Our summer schedule is filling up quickly. Summer looks a little different for us this year as the girls and I will be spending a couple days each week hanging out at the house of one of Lexi's classmates while his parents are at work. The girls were a bit concerned about how that would cut into our pool time, but I assured them we'd still have plenty of days to splash around in the sun. Plus, a little summertime employment means a less stressed family budget, and that's a good thing.

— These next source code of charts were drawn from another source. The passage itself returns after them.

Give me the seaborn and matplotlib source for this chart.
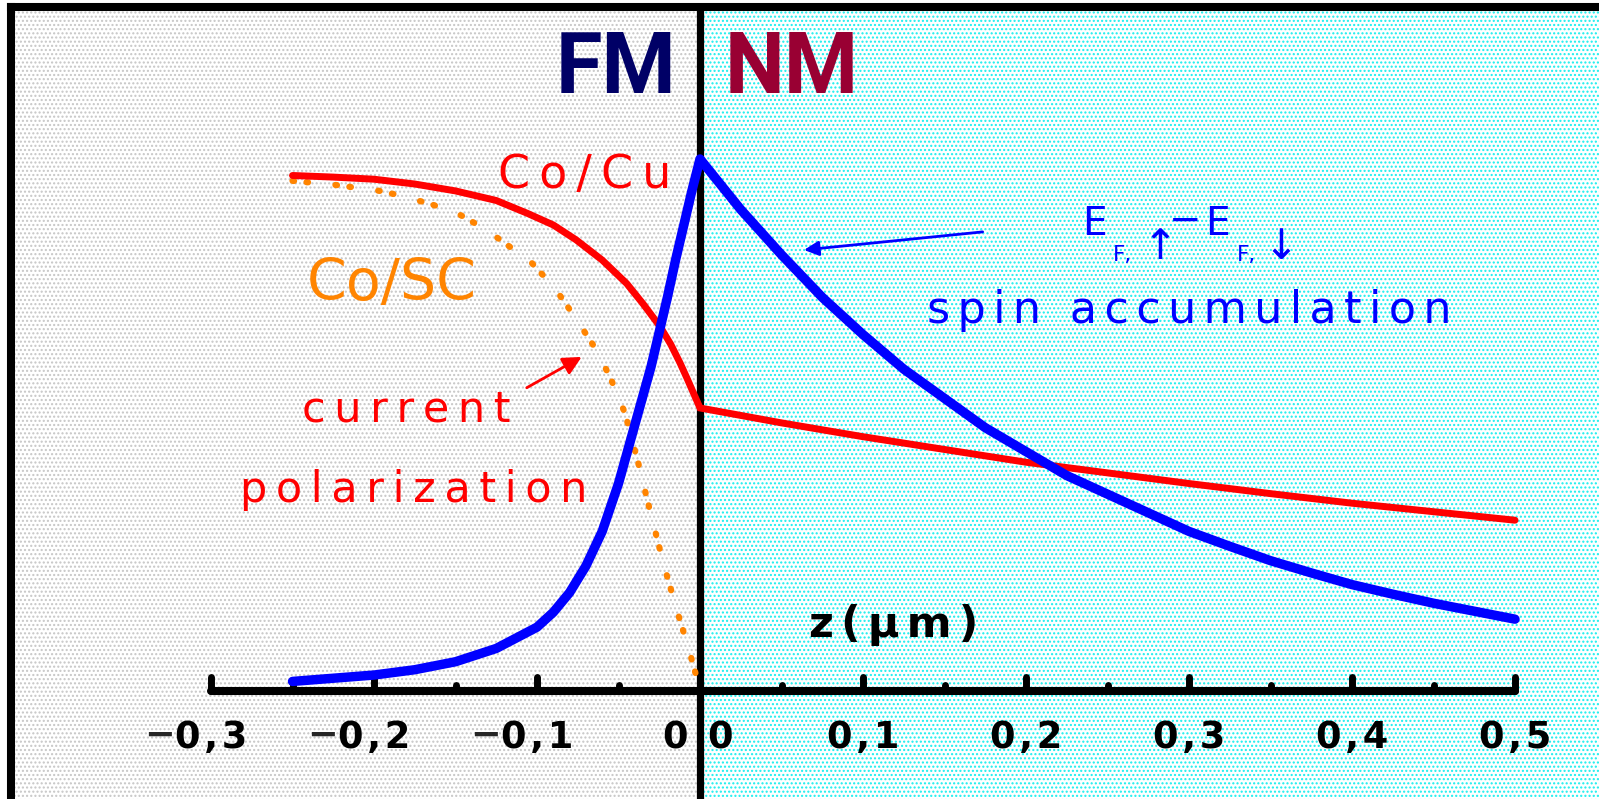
import numpy as np
import pandas as pd
import matplotlib.pyplot as plt
import seaborn as sns

# ---- values (z in um, y in arbitrary units, axis at 0) ----
# spin accumulation (blue)
z_spin_fm = [-0.25, -0.2, -0.175, -0.15, -0.125, -0.1, -0.09, -0.08, -0.07, -0.06,
             -0.05, -0.045, -0.04, -0.035, -0.03, -0.025, -0.02, -0.015, -0.01, -0.005, 0.0]
spin_fm = [0.018, 0.03, 0.04, 0.055, 0.08, 0.12, 0.148, 0.185, 0.235, 0.30,
           0.39, 0.445, 0.50, 0.555, 0.61, 0.675, 0.74, 0.81, 0.875, 0.94, 1.0]
z_spin_nm = [0.0, 0.025, 0.05, 0.075, 0.1, 0.125, 0.15, 0.175, 0.2, 0.225, 0.25,
             0.275, 0.3, 0.325, 0.35, 0.375, 0.4, 0.425, 0.45, 0.475, 0.5]
spin_nm = [1.0, 0.905, 0.82, 0.74, 0.67, 0.605, 0.55, 0.495, 0.45, 0.405, 0.37,
           0.335, 0.30, 0.272, 0.245, 0.222, 0.20, 0.182, 0.165, 0.15, 0.135]

# current polarization, Co/Cu (red)
z_cocu_fm = [-0.25, -0.225, -0.2, -0.175, -0.15, -0.125, -0.106, -0.09, -0.076, -0.06,
             -0.045, -0.035, -0.0245, -0.018, -0.0123, -0.008, -0.004, 0.0]
pol_cocu_fm = [0.969, 0.966, 0.962, 0.953, 0.94, 0.922, 0.898, 0.876, 0.848, 0.81,
               0.766, 0.728, 0.685, 0.652, 0.617, 0.588, 0.56, 0.532]
z_cocu_nm = [0.0, 0.05, 0.1, 0.15, 0.2, 0.25, 0.3, 0.35, 0.4, 0.45, 0.5]
pol_cocu_nm = [0.532, 0.504, 0.478, 0.454, 0.43, 0.41, 0.39, 0.371, 0.353, 0.337, 0.321]

# current polarization, Co/SC (orange, dotted)
z_cosc = [-0.25, -0.223, -0.194, -0.167, -0.15, -0.138, -0.128, -0.118, -0.103, -0.089,
          -0.077, -0.064, -0.055, -0.046, -0.038, -0.03, -0.022, -0.014, -0.007, -0.002]
pol_cosc = [0.959, 0.951, 0.939, 0.917, 0.9, 0.879, 0.86, 0.838, 0.804, 0.757,
            0.704, 0.643, 0.589, 0.522, 0.43, 0.33, 0.235, 0.15, 0.08, 0.025]

major_ticks = [-0.3, -0.2, -0.1, 0.0, 0.1, 0.2, 0.3, 0.4, 0.5]
minor_ticks = [-0.25, -0.15, -0.05, 0.05, 0.15, 0.25, 0.35, 0.45]
tick_labels = ["−0,3", "−0,2", "−0,1", "0", "0,1", "0,2", "0,3", "0,4", "0,5"]

RED = "#ff0000"
BLUE = "#0000ff"
ORANGE = "#ff8400"


def spaced(s, gap="\u2009"):
    return gap.join(s)


sns.set_style("white")
plt.rcParams["font.family"] = ["DejaVu Sans"]
plt.rcParams["hatch.linewidth"] = 1.0

fig = plt.figure(figsize=(15.99, 7.99), dpi=100)
W, H = 1599, 799
# frame: left edge at 11px, top at 7.5px, right/bottom run off the picture
ax = fig.add_axes([11 / W, (H - 800.5) / H, (1610 - 11) / W, (800.5 - 7.5) / H])
x0, x1 = (11 - 700) / 1630, (1610 - 700) / 1630
y0, y1 = (691 - 800.5) / 532, (691 - 7.5) / 532
ax.set_xlim(x0, x1)
ax.set_ylim(y0, y1)
ax.set_xticks([])
ax.set_yticks([])
for sp in ax.spines.values():
    sp.set_linewidth(5.8)
    sp.set_color("black")

# stippled backgrounds
ax.axvspan(x0, 0, facecolor="white", edgecolor="#c6c6c6", hatch="....", lw=0, zorder=0)
ax.axvspan(0, x1, facecolor="white", edgecolor="#18eeee", hatch="....", lw=0, zorder=0)
ax.axvline(0, color="black", lw=5.2, zorder=1)

# axis with ticks pointing up
ax.hlines(0, major_ticks[0], major_ticks[-1], color="black", lw=5.8,
          capstyle="round", zorder=2)
ax.vlines(major_ticks, 0, 0.026, color="black", lw=5.0, capstyle="round", zorder=2)
ax.vlines(minor_ticks, 0, 0.012, color="black", lw=5.0, capstyle="round", zorder=2)

lab_kw = dict(fontsize=26.5, fontweight="bold", color="black", va="baseline", zorder=6)
for t, lab in zip(major_ticks, tick_labels):
    if t == 0:
        ax.text(-0.0156, -0.108, "0", ha="center", **lab_kw)
        ax.text(0.0123, -0.108, "0", ha="center", **lab_kw)
        continue
    num = lab.lstrip("−")
    txt = ax.text(t, -0.108, spaced(num, "\u200a"), ha="center", **lab_kw)
    if lab.startswith("−"):
        ax.annotate("−", xy=(0, 0.58), xycoords=txt, ha="right", va="center",
                    fontsize=26.5, fontweight="bold", zorder=6)

# curves
df_spin = pd.DataFrame({"z": z_spin_fm + z_spin_nm[1:], "v": spin_fm + spin_nm[1:]})
df_cocu = pd.DataFrame({"z": z_cocu_fm + z_cocu_nm[1:], "v": pol_cocu_fm + pol_cocu_nm[1:]})
df_cosc = pd.DataFrame({"z": z_cosc, "v": pol_cosc})

sns.lineplot(data=df_cosc, x="z", y="v", sort=False, estimator=None, ax=ax,
             color=ORANGE, lw=4.5, linestyle=(0, (0.25, 2.0, 0.25, 4.4)),
             dash_capstyle="round", zorder=3)
sns.lineplot(data=df_cocu, x="z", y="v", sort=False, estimator=None, ax=ax,
             color=RED, lw=5.0, solid_capstyle="round", solid_joinstyle="miter", zorder=4)
sns.lineplot(data=df_spin, x="z", y="v", sort=False, estimator=None, ax=ax,
             color=BLUE, lw=6.8, solid_capstyle="round", solid_joinstyle="round", zorder=5)
ax.set_xlabel("")
ax.set_ylabel("")

# region labels
ax.text(-0.0142, 1.1235, "FM", color="#000066", fontsize=61, fontweight="bold",
        family=["Roboto", "DejaVu Sans"], ha="right", va="baseline", zorder=6)
ax.text(0.0153, 1.1235, "NM", color="#990033", fontsize=61, fontweight="bold",
        family=["Roboto", "DejaVu Sans"], ha="left", va="baseline", zorder=6)

ax.text(-0.071, 0.945, spaced("Co/Cu"), color=RED, fontsize=33,
        ha="center", va="baseline", zorder=6)
ax.text(-0.189, 0.735, "Co/SC", color=ORANGE, fontsize=41,
        ha="center", va="baseline", zorder=6)
ax.text(-0.18, 0.506, spaced("current"), color=RED, fontsize=31,
        ha="center", va="baseline", zorder=6)
ax.text(-0.1755, 0.356, spaced("polarization"), color=RED, fontsize=31,
        ha="center", va="baseline", zorder=6)

# E_{F,up} - E_{F,down}, pieces set like the original
e_kw = dict(color=BLUE, ha="left", zorder=6)
ax.text(0.2342, 0.857, "E", fontsize=28, va="baseline", **e_kw)
ax.text(0.2534, 0.809, "F,", fontsize=15.5, va="baseline", **e_kw)
ax.text(0.2715, 0.812, "↑", fontsize=30, va="baseline", **e_kw)
ax.text(0.2877, 0.884, "−", fontsize=28, va="center", **e_kw)
ax.text(0.3098, 0.857, "E", fontsize=28, va="baseline", **e_kw)
ax.text(0.3294, 0.809, "F,", fontsize=15.5, va="baseline", **e_kw)
ax.text(0.3455, 0.812, "↓", fontsize=30, va="baseline", **e_kw)

ax.text(0.300, 0.691, spaced("spin accumulation", "\u2006"), color=BLUE, fontsize=32,
        ha="center", va="baseline", zorder=6)
ax.text(0.119, 0.102, spaced("z(μm)", "\u2006"), color="black", fontsize=31,
        fontweight="bold", ha="center", va="baseline", zorder=6)

# arrows
ax.annotate("", xy=(-0.0726, 0.628), xytext=(-0.1063, 0.570),
            arrowprops=dict(arrowstyle="-|>", color=RED, lw=2, mutation_scale=28,
                            shrinkA=0, shrinkB=0), zorder=6)
ax.annotate("", xy=(0.0638, 0.829), xytext=(0.1734, 0.863),
            arrowprops=dict(arrowstyle="-|>", color=BLUE, lw=2, mutation_scale=22,
                            shrinkA=0, shrinkB=0), zorder=6)

fig.savefig("out.png", dpi=100)
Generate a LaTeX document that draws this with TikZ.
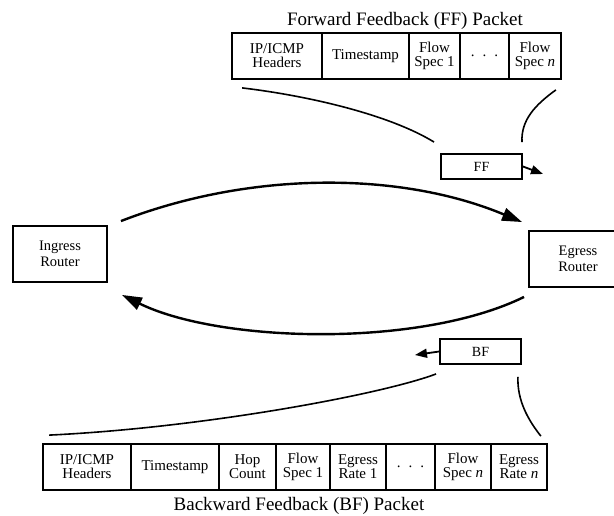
\documentclass[tikz,border=0pt]{standalone}
\usepackage{fontspec}
\setmainfont{Liberation Serif}
\usetikzlibrary{arrows.meta}
\begin{document}
\begin{tikzpicture}[x=1pt,y=-1pt,
  cell/.style={draw, line width=1.8pt, inner sep=0pt, minimum height=46pt, align=center, font=\fontsize{15}{14}\selectfont},
  dotcell/.style={draw, line width=1.8pt, inner sep=0pt, minimum height=46pt, font=\fontsize{15}{14}\selectfont},
  router/.style={draw, line width=1.9pt, inner sep=0pt, minimum height=56pt, align=center, font=\fontsize{14.5}{16}\selectfont},
  tag/.style={draw, line width=1.9pt, inner sep=0pt, minimum width=81pt, minimum height=25pt, font=\fontsize{14}{14}\selectfont},
  title/.style={font=\fontsize{19}{19}\selectfont, inner sep=0pt},
  mainarc/.style={line width=2.4pt, -{Triangle[length=20pt,width=13pt]}},
  smallarrow/.style={line width=1.8pt, -{Triangle[length=12pt,width=9pt]}},
  thin curve/.style={line width=1.6pt}
]
\useasboundingbox (0,0) rectangle (614,515);

% top packet
\node[title] (fftitle) at (405,21) {Forward Feedback (FF) Packet};
\node[cell, minimum width=90pt] (f1) at (277,56) {IP/ICMP\\Headers};
\node[cell, minimum width=87pt] (f2) at (365.5,56) {Timestamp};
\node[cell, minimum width=51pt] (f3) at (434.5,56) {Flow\\Spec 1};
\node[dotcell, minimum width=49pt] (f4) at (484.5,56) {.\hspace{8pt}.\hspace{8pt}.};
\node[cell, minimum width=52pt] (f5) at (535,56) {Flow\\Spec \textit{n}};

% bottom packet
\node[cell, minimum width=88pt] (b1) at (87,467) {IP/ICMP\\Headers};
\node[cell, minimum width=88pt] (b2) at (175,467) {Timestamp};
\node[cell, minimum width=57pt] (b3) at (247.5,467) {Hop\\Count};
\node[cell, minimum width=54pt] (b4) at (303,467) {Flow\\Spec 1};
\node[cell, minimum width=56pt] (b5) at (358,467) {Egress\\Rate 1};
\node[dotcell, minimum width=49pt] (b6) at (410.5,467) {.\hspace{8pt}.\hspace{8pt}.};
\node[cell, minimum width=56pt] (b7) at (463,467) {Flow\\Spec \textit{n}};
\node[cell, minimum width=56pt] (b8) at (519,467) {Egress\\Rate \textit{n}};
\node[title] (bftitle) at (299,506) {Backward Feedback (BF) Packet};

% routers
\node[router, minimum width=94pt] (ingress) at (60,254) {Ingress\\Router};
\node[router, minimum width=98pt] (egress) at (578,259) {Egress\\Router};

% FF / BF tags
\node[tag] (ff) at (481.5,166.5) {FF};
\node[tag] (bf) at (480.5,351.5) {BF};
\coordinate (fftip) at (543,174);
\coordinate (bftip) at (415,355);

% main arcs
\draw[mainarc] ([xshift=13pt,yshift=4pt]ingress.north east)
  .. controls (250,171) and (400,171) .. ([xshift=-6pt,yshift=8pt]egress.north west);
\draw[mainarc] ([xshift=-4pt,yshift=-9pt]egress.south west)
  .. controls (420,348) and (220,343) .. ([xshift=14pt,yshift=-12pt]ingress.south east);

% FF connectors
\draw[thin curve] ([xshift=11pt,yshift=-8pt]f1.south west)
  .. controls (310,96) and (390,115) .. ([xshift=-6pt,yshift=11pt]ff.north west);
\draw[thin curve] ([xshift=-6pt,yshift=-10pt]f5.south east)
  .. controls (535,105) and (521,120) .. ([xshift=-1pt,yshift=11pt]ff.north east);
\draw[smallarrow] (ff.east) -- (fftip);

% BF connectors
\draw[thin curve] ([xshift=-3pt,yshift=-9pt]bf.south west)
  .. controls (380,395) and (200,428) .. ([xshift=7pt,yshift=8pt]b1.north west);
\draw[thin curve] ([xshift=-4pt,yshift=-12pt]bf.south east)
  .. controls (517,400) and (528,420) .. ([xshift=-7pt,yshift=7pt]b8.north east);
\draw[smallarrow] (bf.west) -- (bftip);
\end{tikzpicture}
\end{document}
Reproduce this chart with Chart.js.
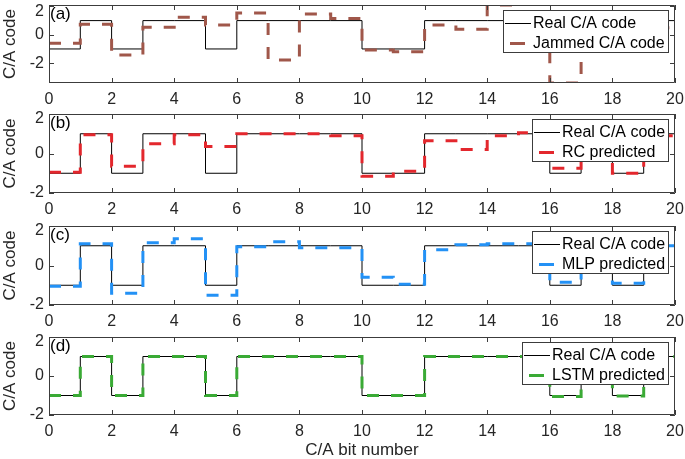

We're doing our best to make good on our doing plan for the summer. So far we have a family weekend to Omaha for visiting the zoo, a quick solo trip to KC to enjoy time with a friend and see Mumford & Sons, a trip west to see family while attending my 20th high school reunion, and an end of the summer wedding trip planned. We're also excited that Uncle Jason will be in Iowa to visit for a bit at the end of July. I'm training to do some 5K events with a lovely group of lady friends throughout the summer. (I use the term training somewhat loosely here as I have yet to put together any regular workout schedule thanks to an early summer cold, and our goal is simply to participate, not to clock world record pace times.) We'd also love to get the tents out for some weekend camping this summer, but first it seems we need to get past the Iowa rainy season.

At least the rain is good for the gardens. In addition to plantings around our house, and plans to make new raised beds this summer for next summer's garden season, we are part of 2 group gardens this summer. Apparently one of us has a hard time saying no to opportunities that requiring digging in the the dirt.

I'm sure come August we will be amazed at how quickly these lazy days of summer have passed. I do hope, when it comes time to ready school supplies and backpacks, we will be able to say summer 2013 was well spent. As for now I'm going to grab a second cup of coffee and enjoy the sound of Brea reading to our new summertime buddy on this cool, rainy, mid-week, school free day of June.